### WHAT IS REQUIRED
Provide an exact copy of the lines from the beginning of the records through the line that includes "7, 8, 9, 10];", and of no others.

### EXTRACTED DATA
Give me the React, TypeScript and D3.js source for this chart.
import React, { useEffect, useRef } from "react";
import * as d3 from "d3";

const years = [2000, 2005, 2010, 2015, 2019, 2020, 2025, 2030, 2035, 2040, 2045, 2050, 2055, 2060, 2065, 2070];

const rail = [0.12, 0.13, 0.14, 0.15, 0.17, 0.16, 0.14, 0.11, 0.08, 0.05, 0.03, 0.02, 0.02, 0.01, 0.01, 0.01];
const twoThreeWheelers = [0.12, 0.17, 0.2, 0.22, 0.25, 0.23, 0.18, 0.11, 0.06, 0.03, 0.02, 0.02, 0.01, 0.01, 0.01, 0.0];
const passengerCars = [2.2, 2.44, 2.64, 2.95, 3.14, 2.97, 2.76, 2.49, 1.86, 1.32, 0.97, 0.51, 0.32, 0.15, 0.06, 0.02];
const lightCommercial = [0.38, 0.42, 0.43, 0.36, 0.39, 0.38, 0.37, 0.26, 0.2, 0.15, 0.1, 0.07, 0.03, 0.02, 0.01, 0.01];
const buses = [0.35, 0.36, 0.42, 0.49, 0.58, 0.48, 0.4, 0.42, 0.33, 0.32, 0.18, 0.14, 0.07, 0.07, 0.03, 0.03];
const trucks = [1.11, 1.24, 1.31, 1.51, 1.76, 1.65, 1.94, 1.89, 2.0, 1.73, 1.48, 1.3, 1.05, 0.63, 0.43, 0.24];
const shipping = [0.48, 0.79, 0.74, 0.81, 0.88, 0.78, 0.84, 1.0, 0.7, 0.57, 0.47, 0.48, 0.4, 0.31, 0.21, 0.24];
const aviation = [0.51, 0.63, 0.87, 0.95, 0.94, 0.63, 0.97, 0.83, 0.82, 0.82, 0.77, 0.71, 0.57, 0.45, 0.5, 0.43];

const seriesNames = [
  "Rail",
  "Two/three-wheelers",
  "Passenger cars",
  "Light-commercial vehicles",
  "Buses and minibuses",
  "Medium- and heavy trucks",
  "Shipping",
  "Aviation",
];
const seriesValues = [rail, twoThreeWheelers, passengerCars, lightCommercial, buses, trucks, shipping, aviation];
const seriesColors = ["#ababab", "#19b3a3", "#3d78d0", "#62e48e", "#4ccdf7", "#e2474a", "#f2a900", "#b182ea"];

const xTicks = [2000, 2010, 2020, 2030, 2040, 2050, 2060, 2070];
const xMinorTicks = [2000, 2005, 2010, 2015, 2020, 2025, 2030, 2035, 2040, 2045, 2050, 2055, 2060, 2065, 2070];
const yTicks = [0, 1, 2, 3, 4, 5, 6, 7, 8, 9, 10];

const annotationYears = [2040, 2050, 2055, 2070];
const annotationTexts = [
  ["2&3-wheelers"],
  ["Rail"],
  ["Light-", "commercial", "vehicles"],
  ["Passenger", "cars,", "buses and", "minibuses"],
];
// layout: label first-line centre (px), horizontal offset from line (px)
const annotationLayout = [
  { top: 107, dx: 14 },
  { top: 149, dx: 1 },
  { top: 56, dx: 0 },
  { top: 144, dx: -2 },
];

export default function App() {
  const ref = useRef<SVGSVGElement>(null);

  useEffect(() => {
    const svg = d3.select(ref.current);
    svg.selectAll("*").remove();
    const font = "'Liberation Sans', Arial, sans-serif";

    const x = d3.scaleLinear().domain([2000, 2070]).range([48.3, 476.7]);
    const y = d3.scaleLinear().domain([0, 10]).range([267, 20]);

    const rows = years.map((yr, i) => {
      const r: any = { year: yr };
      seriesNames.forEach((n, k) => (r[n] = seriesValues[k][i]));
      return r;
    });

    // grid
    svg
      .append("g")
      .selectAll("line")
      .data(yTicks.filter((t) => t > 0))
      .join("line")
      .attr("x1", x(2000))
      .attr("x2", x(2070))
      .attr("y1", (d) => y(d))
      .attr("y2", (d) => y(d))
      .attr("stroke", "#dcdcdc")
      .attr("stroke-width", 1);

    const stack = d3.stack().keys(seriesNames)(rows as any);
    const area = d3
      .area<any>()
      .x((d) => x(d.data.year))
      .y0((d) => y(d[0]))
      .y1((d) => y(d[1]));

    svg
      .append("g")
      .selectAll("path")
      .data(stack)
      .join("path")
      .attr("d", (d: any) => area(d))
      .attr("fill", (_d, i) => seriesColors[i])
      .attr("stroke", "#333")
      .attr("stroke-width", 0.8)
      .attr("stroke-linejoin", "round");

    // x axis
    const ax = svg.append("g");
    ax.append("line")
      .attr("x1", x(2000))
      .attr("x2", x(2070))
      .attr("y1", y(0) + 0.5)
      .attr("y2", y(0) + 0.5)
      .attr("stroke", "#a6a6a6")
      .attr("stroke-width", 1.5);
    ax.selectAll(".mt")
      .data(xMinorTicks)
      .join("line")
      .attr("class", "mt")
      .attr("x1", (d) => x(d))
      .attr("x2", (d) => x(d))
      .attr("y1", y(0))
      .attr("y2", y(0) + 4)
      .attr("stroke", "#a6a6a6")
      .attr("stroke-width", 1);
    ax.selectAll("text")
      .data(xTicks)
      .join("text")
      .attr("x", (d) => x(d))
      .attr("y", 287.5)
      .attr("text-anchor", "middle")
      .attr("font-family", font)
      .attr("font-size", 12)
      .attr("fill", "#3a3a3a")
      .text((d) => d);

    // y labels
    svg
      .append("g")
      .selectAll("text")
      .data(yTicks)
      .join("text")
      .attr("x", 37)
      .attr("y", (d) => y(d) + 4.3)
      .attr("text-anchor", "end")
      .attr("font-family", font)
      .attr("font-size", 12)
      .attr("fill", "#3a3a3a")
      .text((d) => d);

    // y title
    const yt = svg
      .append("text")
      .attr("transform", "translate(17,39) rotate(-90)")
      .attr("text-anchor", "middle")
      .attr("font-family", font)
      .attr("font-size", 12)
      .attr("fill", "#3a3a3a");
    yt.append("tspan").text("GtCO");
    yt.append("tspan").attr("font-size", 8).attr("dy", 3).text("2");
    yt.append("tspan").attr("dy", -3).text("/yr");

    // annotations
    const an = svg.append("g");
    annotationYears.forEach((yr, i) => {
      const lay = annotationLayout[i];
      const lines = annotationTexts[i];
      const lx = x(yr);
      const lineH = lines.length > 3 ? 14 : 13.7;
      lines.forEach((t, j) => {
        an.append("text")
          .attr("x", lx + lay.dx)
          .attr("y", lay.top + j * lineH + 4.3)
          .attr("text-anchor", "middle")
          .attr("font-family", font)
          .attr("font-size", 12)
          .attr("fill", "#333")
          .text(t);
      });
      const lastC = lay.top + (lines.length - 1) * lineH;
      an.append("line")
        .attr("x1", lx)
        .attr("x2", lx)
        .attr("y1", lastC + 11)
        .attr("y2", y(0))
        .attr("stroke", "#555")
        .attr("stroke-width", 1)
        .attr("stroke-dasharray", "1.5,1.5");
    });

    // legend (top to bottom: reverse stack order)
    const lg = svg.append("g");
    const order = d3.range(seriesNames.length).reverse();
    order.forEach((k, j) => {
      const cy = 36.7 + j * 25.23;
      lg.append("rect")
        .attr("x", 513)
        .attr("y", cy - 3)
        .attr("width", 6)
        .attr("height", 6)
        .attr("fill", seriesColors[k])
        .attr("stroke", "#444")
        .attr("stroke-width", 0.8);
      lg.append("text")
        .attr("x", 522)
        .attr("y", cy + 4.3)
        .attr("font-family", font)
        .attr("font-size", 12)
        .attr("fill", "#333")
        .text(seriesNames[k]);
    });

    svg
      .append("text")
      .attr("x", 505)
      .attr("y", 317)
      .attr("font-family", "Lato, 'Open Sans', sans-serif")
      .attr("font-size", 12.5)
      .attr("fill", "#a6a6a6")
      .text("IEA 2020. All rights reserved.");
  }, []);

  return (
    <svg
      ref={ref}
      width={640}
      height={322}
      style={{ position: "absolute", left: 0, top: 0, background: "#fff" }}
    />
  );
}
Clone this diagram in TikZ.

### ANSWER FOR THIS EXERCISE
Give me the React, TypeScript and D3.js source for this chart.
import React, { useEffect, useRef } from "react";
import * as d3 from "d3";

const years = [2000, 2005, 2010, 2015, 2019, 2020, 2025, 2030, 2035, 2040, 2045, 2050, 2055, 2060, 2065, 2070];

const rail = [0.12, 0.13, 0.14, 0.15, 0.17, 0.16, 0.14, 0.11, 0.08, 0.05, 0.03, 0.02, 0.02, 0.01, 0.01, 0.01];
const twoThreeWheelers = [0.12, 0.17, 0.2, 0.22, 0.25, 0.23, 0.18, 0.11, 0.06, 0.03, 0.02, 0.02, 0.01, 0.01, 0.01, 0.0];
const passengerCars = [2.2, 2.44, 2.64, 2.95, 3.14, 2.97, 2.76, 2.49, 1.86, 1.32, 0.97, 0.51, 0.32, 0.15, 0.06, 0.02];
const lightCommercial = [0.38, 0.42, 0.43, 0.36, 0.39, 0.38, 0.37, 0.26, 0.2, 0.15, 0.1, 0.07, 0.03, 0.02, 0.01, 0.01];
const buses = [0.35, 0.36, 0.42, 0.49, 0.58, 0.48, 0.4, 0.42, 0.33, 0.32, 0.18, 0.14, 0.07, 0.07, 0.03, 0.03];
const trucks = [1.11, 1.24, 1.31, 1.51, 1.76, 1.65, 1.94, 1.89, 2.0, 1.73, 1.48, 1.3, 1.05, 0.63, 0.43, 0.24];
const shipping = [0.48, 0.79, 0.74, 0.81, 0.88, 0.78, 0.84, 1.0, 0.7, 0.57, 0.47, 0.48, 0.4, 0.31, 0.21, 0.24];
const aviation = [0.51, 0.63, 0.87, 0.95, 0.94, 0.63, 0.97, 0.83, 0.82, 0.82, 0.77, 0.71, 0.57, 0.45, 0.5, 0.43];

const seriesNames = [
  "Rail",
  "Two/three-wheelers",
  "Passenger cars",
  "Light-commercial vehicles",
  "Buses and minibuses",
  "Medium- and heavy trucks",
  "Shipping",
  "Aviation",
];
const seriesValues = [rail, twoThreeWheelers, passengerCars, lightCommercial, buses, trucks, shipping, aviation];
const seriesColors = ["#ababab", "#19b3a3", "#3d78d0", "#62e48e", "#4ccdf7", "#e2474a", "#f2a900", "#b182ea"];

const xTicks = [2000, 2010, 2020, 2030, 2040, 2050, 2060, 2070];
const xMinorTicks = [2000, 2005, 2010, 2015, 2020, 2025, 2030, 2035, 2040, 2045, 2050, 2055, 2060, 2065, 2070];
const yTicks = [0, 1, 2, 3, 4, 5, 6, 7, 8, 9, 10];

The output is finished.